Movies, entertainment and theme park powerhouse Walt Disney (DIS) reported an adjusted loss per share of $0.20 (versus the -$0.73 estimate) on $14.7 billion of sales, reports Jason Clark, value investing expert and contributing editor to The Prudent Speculator.
Costs and the impact due to COVID-19 amounted to $3.1 billion, with over 75% of these incurred by the Parks, Experiences and Products segment.
While Disneyland in California remains closed due to orders from the state government, Walt Disney World in Orlando, and parks in Shanghai and Hong Kong contributed positively to results.
The elevated focus on Direct-to-Consumer (DTC) has resulted in over 120 million paid subscribers, the lion’s share of which are from Disney+, contributing $4.52 of revenue per user.
Strong broadcasting revenue from affiliates drove higher operating income from Media Networks, partially offset by weaker results at ESPN due to higher production costs from a shift in timing that is expected to offset next quarter.
Shares rallied to nearly break-even on the year this week after news of a possible vaccine from Pfizer excited a variety of equities that have experienced pressure from the virus throughout the year.
“Even with the disruption caused by COVID-19, we’ve been able to effectively manage our businesses while also taking bold, deliberate steps to position our company for greater long-term growth,” said CEO Bob Chapek.
“The real bright spot has been our direct-to-consumer business, which is key to the future of our company, and on this anniversary of the launch of Disney+ we’re pleased to report that, as of the end of the fourth quarter, the service had more than 73 million paid subscribers – far surpassing our expectations in just its first year.”

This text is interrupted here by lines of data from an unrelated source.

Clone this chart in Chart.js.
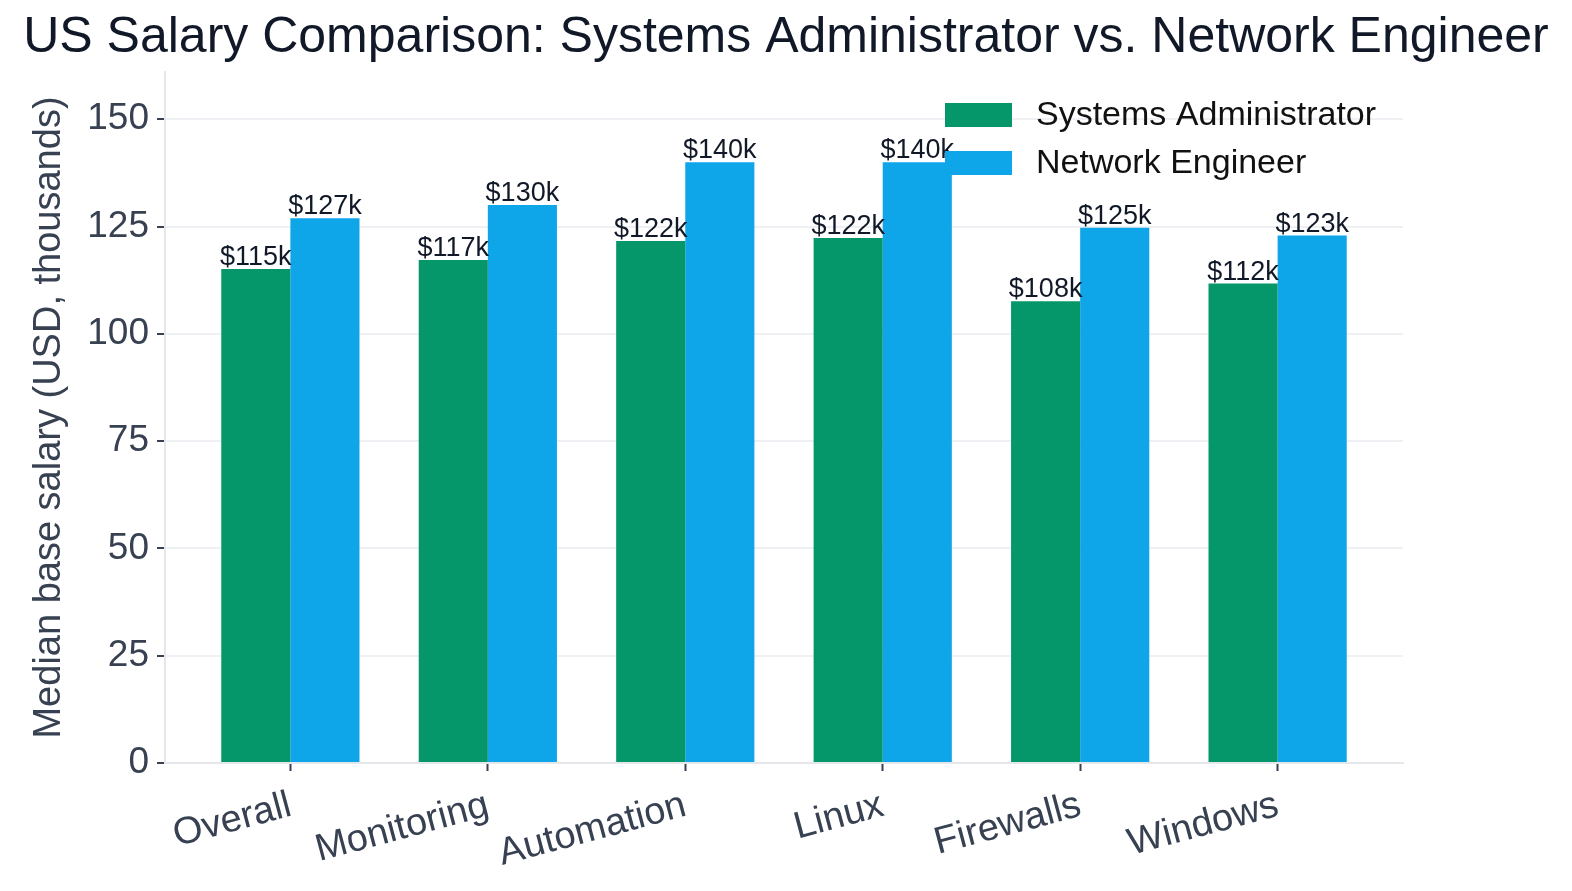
<!DOCTYPE html>
<html>
<head>
<meta charset="utf-8">
<script src="https://cdn.jsdelivr.net/npm/chart.js@4.4.0/dist/chart.umd.min.js"></script>
<style>
  html, body { margin: 0; padding: 0; background: #ffffff; }
  #wrap { width: 1572px; height: 891px; }
</style>
</head>
<body>
<div id="wrap"><canvas id="salary-chart" width="1572" height="891"></canvas></div>
<script>
const salaryChart = document.querySelector("#salary-chart");

const categories = ["Overall", "Monitoring", "Automation", "Linux", "Firewalls", "Windows"];
const sysAdmin = [115.1, 117.2, 121.6, 122.3, 107.6, 111.7];
const netEngineer = [126.9, 130.0, 140.0, 140.0, 124.7, 122.9];
const yTicks = [0, 25, 50, 75, 100, 125, 150];

const seriesNames = ["Systems Administrator", "Network Engineer"];
const colors = ["#059669", "#0ea5e9"];

const FONT = "'Liberation Sans', Arial, Helvetica, sans-serif";

// value labels on top of each bar
const barLabels = {
  id: "barLabels",
  afterDatasetsDraw(chart) {
    const ctx = chart.ctx;
    ctx.save();
    ctx.font = `27px ${FONT}`;
    ctx.fillStyle = "#111827";
    ctx.textAlign = "center";
    ctx.textBaseline = "alphabetic";
    chart.data.datasets.forEach((ds, i) => {
      const meta = chart.getDatasetMeta(i);
      meta.data.forEach((bar, j) => {
        ctx.fillText(`$${Math.round(ds.data[j].y)}k`, bar.x, bar.y - 4);
      });
    });
    ctx.restore();
  },
};

// legend drawn on top of the plot, top right, no frame
const legendBox = {
  id: "legendBox",
  afterDraw(chart) {
    const ctx = chart.ctx;
    const area = chart.chartArea;
    const boxX = area.right - 458;
    let y = area.top + 31;
    ctx.save();
    ctx.font = `34px ${FONT}`;
    ctx.textBaseline = "middle";
    ctx.textAlign = "left";
    chart.data.datasets.forEach((ds) => {
      ctx.fillStyle = ds.backgroundColor;
      ctx.fillRect(boxX, y, 67, 24);
      ctx.fillStyle = "#111111";
      ctx.fillText(ds.label, boxX + 91, y + 13);
      y += 48;
    });
    ctx.restore();
  },
};

const chartData = {
  datasets: [
    {
      label: seriesNames[0],
      data: categories.map((c, i) => ({ x: i, y: sysAdmin[i] })),
      backgroundColor: colors[0],
      borderWidth: 0,
      categoryPercentage: 0.7,
      barPercentage: 1.0,
    },
    {
      label: seriesNames[1],
      data: categories.map((c, i) => ({ x: i, y: netEngineer[i] })),
      backgroundColor: colors[1],
      borderWidth: 0,
      categoryPercentage: 0.7,
      barPercentage: 1.0,
    },
  ],
};

new Chart(salaryChart, {
  type: "bar",
  data: chartData,
  plugins: [barLabels, legendBox],
  options: {
    responsive: false,
    animation: false,
    layout: { padding: 0 },
    plugins: {
      legend: { display: false },
      tooltip: { enabled: false },
      title: {
        display: true,
        text: "US Salary Comparison: Systems Administrator vs. Network Engineer",
        color: "#111827",
        font: { family: FONT, size: 50, weight: "normal", lineHeight: 1.2 },
        padding: { top: 8, bottom: 4 },
      },
    },
    scales: {
      x: {
        type: "linear",
        min: -0.635,
        max: 5.635,
        offset: false,
        afterBuildTicks(scale) {
          scale.ticks = categories.map((c, i) => ({ value: i }));
        },
        afterFit(scale) {
          scale.height = 128;
        },
        ticks: {
          autoSkip: false,
          minRotation: 15,
          maxRotation: 15,
          padding: 12,
          color: "#374151",
          font: { family: FONT, size: 38 },
          callback: (v) => categories[v],
        },
        grid: {
          offset: false,
          drawOnChartArea: false,
          drawTicks: true,
          tickLength: 8,
          tickColor: "#374151",
          tickWidth: 2,
        },
        border: { color: "#e5e7eb", width: 2 },
      },
      y: {
        min: 0,
        max: 161,
        afterBuildTicks(scale) {
          scale.ticks = yTicks.map((v) => ({ value: v }));
        },
        afterFit(scale) {
          scale.width = 165;
        },
        ticks: {
          color: "#374151",
          font: { family: FONT, size: 37 },
          padding: 8,
        },
        grid: {
          color: "#eef0f3",
          lineWidth: 2,
          tickLength: 8,
          tickColor: "#374151",
          tickWidth: 2,
        },
        border: { color: "#e5e7eb", width: 2 },
        title: {
          display: true,
          text: "Median base salary (USD, thousands)",
          color: "#374151",
          font: { family: FONT, size: 38 },
          padding: { top: 27, bottom: 0 },
        },
      },
      // empty right-hand axis, only reserves the white margin right of the plot
      yRight: {
        position: "right",
        min: 0,
        max: 161,
        afterFit(scale) {
          scale.width = 169;
        },
        ticks: { display: false },
        grid: { display: false },
        border: { display: false },
      },
    },
  },
});
</script>
</body>
</html>
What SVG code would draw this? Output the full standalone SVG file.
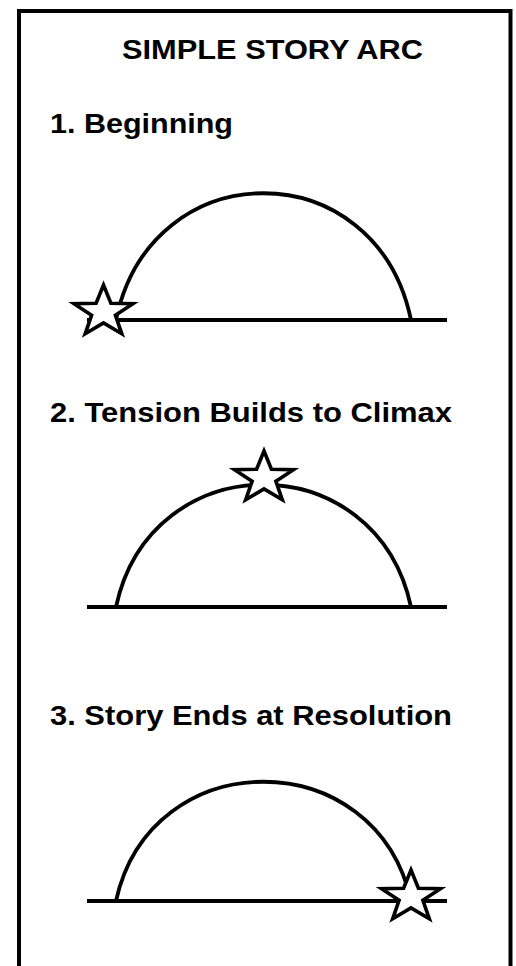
<svg xmlns="http://www.w3.org/2000/svg" xmlns:xlink="http://www.w3.org/1999/xlink" width="516" height="966" viewBox="0 0 516 966">
  <style>
    .t { font-family: "Liberation Sans", Arial, sans-serif; font-weight: bold; font-size: 27px; fill: #000; }
    .base { stroke: #000; stroke-width: 4; fill: none; }
    .arc { stroke: #000; stroke-width: 3.8; fill: none; }
    .star { stroke: #000; stroke-width: 3.6; fill: #fff; stroke-linejoin: miter; stroke-miterlimit: 10; }
  </style>
  <defs>
    <polygon id="starShape" points="0,-27 7.4,-8.8 29.5,-8.3 11.9,3.3 18.3,21.8 0,10.9 -18.3,21.8 -11.9,3.3 -29.5,-8.3 -7.4,-8.8"/>
  </defs>
  <rect x="0" y="0" width="516" height="966" fill="#fff"/>
  <rect id="frame" x="19" y="11" width="491.5" height="990" fill="none" stroke="#000" stroke-width="4"/>
  <g id="title">
    <text class="t" x="122" y="59" textLength="301" lengthAdjust="spacingAndGlyphs">SIMPLE STORY ARC</text>
  </g>
  <g id="panel1">
    <text class="t" x="50" y="133" textLength="183" lengthAdjust="spacingAndGlyphs">1. Beginning</text>
    <line class="base" x1="87" y1="320" x2="447" y2="320"/>
    <path class="arc" d="M116,320 C151,151 376,151 411,320"/>
    <use xlink:href="#starShape" class="star" transform="translate(103.5,312)"/>
  </g>
  <g id="panel2">
    <text class="t" x="50" y="422" textLength="402" lengthAdjust="spacingAndGlyphs">2. Tension Builds to Climax</text>
    <line class="base" x1="87" y1="607" x2="447" y2="607"/>
    <path class="arc" d="M116,607 C151,444 376,444 411,607"/>
    <use xlink:href="#starShape" class="star" transform="translate(264,478)"/>
  </g>
  <g id="panel3">
    <text class="t" x="50" y="725" textLength="402" lengthAdjust="spacingAndGlyphs">3. Story Ends at Resolution</text>
    <line class="base" x1="87" y1="901" x2="447" y2="901"/>
    <path class="arc" d="M116,901 C151,742 376,742 411,901"/>
    <use xlink:href="#starShape" class="star" transform="translate(411,897)"/>
  </g>
</svg>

We think Disney’s performance in the current environment has been remarkable and are very constructive on the company’s doubling down on its streaming services.
Hulu and Disney+ in particular, have been crucial during the pandemic and we appreciate how much control this gives Disney over distribution of its intellectual property going forward.
The board has elected to forgo its January dividend payment in order to preserve cash but remains committed to a payout when the economic environment eventually normalizes.
Our enthusiasm for the company and its stock has not waned, and we applaud management for its ability to focus on growth initiatives while piloting the business through the current storm. Our Target Price for DIS has been hiked to $158.